Against all the odds, she does manage to make a friend in the form of Stella, who’s also deemed an oddball and an outcast. I couldn’t help but love Stella. She has a tick similar to Brick in The Middle. She whispers the last word of every sentence. She is unphased by the stupid six and is a good friend to Marie through thick and thin.

A lot of common teenage themes appear in The Butterfly Shell: change, family, bullying and self-harm. It highlights the importance of friendship and more importantly, how we need to treasure these friendships. Marie’s treatment of Stella isn’t always ideal but Stella stuck by her anyway.

I would be a little hesitant to give this book to a really young reader because of the self-harm but that’s a story for another day.

The writing in The Butterfly Shell is a little unusual.
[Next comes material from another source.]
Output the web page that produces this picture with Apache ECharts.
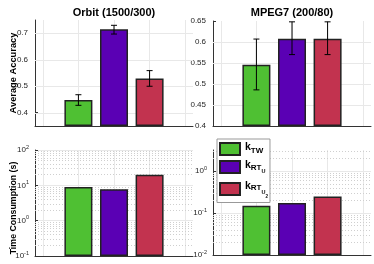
<!DOCTYPE html>
<html><head><meta charset="utf-8">
<script src="https://cdn.jsdelivr.net/npm/echarts@6/dist/echarts.min.js"></script>
<style>html,body{margin:0;padding:0;background:#fff;overflow:hidden}#c{width:374px;height:264px}</style>
</head><body><div id="c"></div>
<script>
// ---- data ----
const methods = ['kTW', 'kRTU', 'kRTU2'];
const xPos = [1, 2, 3];
const orbitAcc = [0.448, 0.715, 0.529];
const orbitErrLow = [0.428, 0.697, 0.500];
const orbitErrHigh = [0.468, 0.730, 0.559];
const mpegAcc = [0.546, 0.608, 0.608];
const mpegErrLow = [0.486, 0.570, 0.570];
const mpegErrHigh = [0.607, 0.648, 0.648];
const orbitTime = [9.0, 7.7, 20];
const mpegTime = [0.15, 0.175, 0.25];
const titles = ['Orbit (1500/300)', 'MPEG7 (200/80)'];
const yNames = ['Average Accuracy', 'Time Consumption (s)'];
const orbitAccGrid = [0.4, 0.5, 0.6, 0.7];
const mpegAccGrid = [0.45, 0.5, 0.55, 0.6];
const minorTicksOrbit = [0.2,0.3,0.4,0.5,0.6,0.7,0.8,0.9,2,3,4,5,6,7,8,9,20,30,40,50,60,70,80,90];
const minorTicksMpeg = [0.02,0.03,0.04,0.05,0.06,0.07,0.08,0.09,0.2,0.3,0.4,0.5,0.6,0.7,0.8,0.9,2,3];
const colors = ['#4fc033', '#5a00b4', '#c2334f'];

// ---- layout ----
const grids = [
  {left: 35, top: 20, width: 158, height: 106},
  {left: 213, top: 21, width: 158, height: 105},
  {left: 35, top: 150, width: 158, height: 106},
  {left: 213, top: 150, width: 158, height: 105}
];
const gridColor = '#e8e8e8';
const axisColor = '#333';
const labelColor = '#262626';
const F = 'Liberation Sans, Arial, sans-serif';

const xAxes = grids.map((g, i) => ({
  type: 'value', gridIndex: i, min: -0.22, max: 4.22,
  axisLine: {show: true, onZero: false, lineStyle: {color: axisColor, width: 1}},
  axisTick: {show: false}, axisLabel: {show: false},
  splitLine: {show: true, showMinLine: false, showMaxLine: false, lineStyle: {color: gridColor, width: 1}}
}));

const logLabel = {
  fontSize: 8, color: labelColor, margin: 6, fontFamily: F,
  formatter: v => '{b|10}{e|' + Math.round(Math.log10(v)) + '}',
  rich: {
    b: {fontSize: 8, color: labelColor, fontFamily: F},
    e: {fontSize: 5.5, color: labelColor, padding: [0, 0, 6, 0], fontFamily: F}
  }
};
const nameStyle = {fontSize: 9.3, fontWeight: 'bold', color: '#000', fontFamily: F};
const yBase = {
  axisLine: {show: true, onZero: false, lineStyle: {color: axisColor, width: 1}},
  axisTick: {show: true, inside: true, length: 3, lineStyle: {color: axisColor}},
  nameMoveOverlap: false
};
const yAxes = [
  Object.assign({}, yBase, {type: 'value', gridIndex: 0, min: 0.35, max: 0.75, splitNumber: 4, startValue: 0.35,
    splitLine: {show: false},
    axisLabel: {fontSize: 8, color: labelColor, margin: 7, showMinLabel: false, showMaxLabel: false, fontFamily: F},
    name: yNames[0], nameLocation: 'middle', nameGap: 17, nameTextStyle: nameStyle}),
  Object.assign({}, yBase, {type: 'value', gridIndex: 1, min: 0.4, max: 0.65, interval: 0.05, startValue: 0.4,
    splitLine: {show: false},
    axisLabel: {fontSize: 8, color: labelColor, margin: 7, fontFamily: F}}),
  Object.assign({}, yBase, {type: 'log', gridIndex: 2, min: 0.1, max: 100, startValue: 0.1, axisLabel: logLabel,
    splitLine: {show: true, showMinLine: false, showMaxLine: true, lineStyle: {color: gridColor, width: 1}},
    name: yNames[1], nameLocation: 'middle', nameGap: 17,
    nameTextStyle: Object.assign({}, nameStyle, {fontSize: 8.8, padding: [0, 10, 0, 0]})}),
  Object.assign({}, yBase, {type: 'log', gridIndex: 3, min: 0.01, max: 3.2, startValue: 0.01,
    splitLine: {show: true, showMinLine: false, showMaxLine: false, lineStyle: {color: gridColor, width: 1}},
    axisLabel: Object.assign({showMaxLabel: false}, logLabel)})
];

const values = [orbitAcc, mpegAcc, orbitTime, mpegTime];
const errLow = [orbitErrLow, mpegErrLow];
const errHigh = [orbitErrHigh, mpegErrHigh];
const gridLines = [orbitAccGrid, mpegAccGrid, minorTicksOrbit, minorTicksMpeg];
const gridLineStyle = [
  {color: gridColor, type: 'solid', width: 1},
  {color: gridColor, type: 'solid', width: 1},
  {color: '#cfcfcf', type: [1, 2], width: 1},
  {color: '#cfcfcf', type: [1, 2], width: 1}
];

const series = [];
values.forEach((vals, g) => {
  methods.forEach((m, i) => {
    const s = {
      type: 'bar', name: m, xAxisIndex: g, yAxisIndex: g,
      data: [[xPos[i], vals[i]]], barWidth: 28, barGap: '-100%', z: 3,
      itemStyle: {color: colors[i], borderColor: '#222', borderWidth: 1.5},
      emphasis: {disabled: true}
    };
    if (i === 0) {
      s.markLine = {
        silent: true, symbol: 'none', z: 1, animation: false,
        label: {show: false},
        lineStyle: gridLineStyle[g],
        data: gridLines[g].map(v => ({yAxis: v}))
      };
    }
    series.push(s);
  });
  if (g < 2) {
    series.push({
      type: 'custom', xAxisIndex: g, yAxisIndex: g, z: 10, silent: true,
      data: xPos.map((x, i) => [x, errLow[g][i], errHigh[g][i]]),
      encode: {x: 0, y: [1, 2]},
      renderItem: (params, api) => {
        const x = api.value(0);
        const lo = api.coord([x, api.value(1)]);
        const hi = api.coord([x, api.value(2)]);
        const c = 3, st = {stroke: '#000', lineWidth: 1};
        return {type: 'group', children: [
          {type: 'line', shape: {x1: lo[0], y1: lo[1], x2: hi[0], y2: hi[1]}, style: st},
          {type: 'line', shape: {x1: lo[0] - c, y1: lo[1], x2: lo[0] + c, y2: lo[1]}, style: st},
          {type: 'line', shape: {x1: hi[0] - c, y1: hi[1], x2: hi[0] + c, y2: hi[1]}, style: st}
        ]};
      }
    });
  }
});

const legendRich = {
  k1: {fontSize: 10.5, fontWeight: 'bold', color: '#000', verticalAlign: 'top', lineHeight: 14, fontFamily: F},
  s1: {fontSize: 8, fontWeight: 'bold', color: '#000', verticalAlign: 'top', padding: [4.5, 0, 0, 0], fontFamily: F},
  k2: {fontSize: 10.5, fontWeight: 'bold', color: '#000', verticalAlign: 'top', lineHeight: 14, fontFamily: F},
  s2: {fontSize: 8, fontWeight: 'bold', color: '#000', verticalAlign: 'top', padding: [3.5, 0, 0, 0], fontFamily: F},
  u2: {fontSize: 5.5, fontWeight: 'bold', color: '#000', verticalAlign: 'top', padding: [8, 0, 0, 0], fontFamily: F},
  k3: {fontSize: 10.5, fontWeight: 'bold', color: '#000', verticalAlign: 'top', padding: [2.5, 0, 0, 0], lineHeight: 22, fontFamily: F},
  s3: {fontSize: 8, fontWeight: 'bold', color: '#000', verticalAlign: 'top', padding: [6, 0, 0, 0], fontFamily: F},
  u3: {fontSize: 5.5, fontWeight: 'bold', color: '#000', verticalAlign: 'top', padding: [11.5, 0, 0, 0], fontFamily: F},
  n3: {fontSize: 4.5, fontWeight: 'bold', color: '#000', verticalAlign: 'top', padding: [16.5, 0, 0, 0], fontFamily: F}
};
const legendText = {
  kTW: '{k1|k}{s1|TW}',
  kRTU: '{k2|k}{s2|RT}{u2|U}',
  kRTU2: '{k3|k}{s3|RT}{u3|U}{n3|2}'
};

const option = {
  animation: false,
  backgroundColor: '#fff',
  grid: grids,
  xAxis: xAxes,
  yAxis: yAxes,
  series: series,
  legend: {
    data: methods, orient: 'vertical', left: 217, top: 139, icon: 'rect',
    itemWidth: 20, itemHeight: 12, itemGap: 4, selectedMode: false,
    padding: [3, 2, 3, 2], backgroundColor: '#fff', borderColor: '#999', borderWidth: 1,
    formatter: n => legendText[n],
    textStyle: {rich: legendRich}
  },
  graphic: [
    {type: 'text', x: 114, y: 12.5, style: {text: titles[0], align: 'center', verticalAlign: 'middle', font: 'bold 11px Liberation Sans, Arial, sans-serif', fill: '#000'}},
    {type: 'text', x: 292, y: 12.5, style: {text: titles[1], align: 'center', verticalAlign: 'middle', font: 'bold 11px Liberation Sans, Arial, sans-serif', fill: '#000'}}
  ]
};
const chart = echarts.init(document.getElementById('c'), null, {renderer: 'canvas'});
chart.setOption(option);
</script>
</body></html>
It’s written from the perspective of a 12/13 year old so the sentences tend to be either stunted or overly long. It took a while to get used to but after that it really added to the overall effect.

The Butterfly Shell is a wonderful read. I shuddered as I remembered those anxiety ridden school days but I also smile in remembrance of those wonderful friends that helped make it easier. This is a book full of authentic and relatable characters.

I know this book is aimed at young teens but I’m nearer to thirty and I still enjoyed it. It would be a great book to read with a teen or pre-teen and then have a discussion about the issues raised.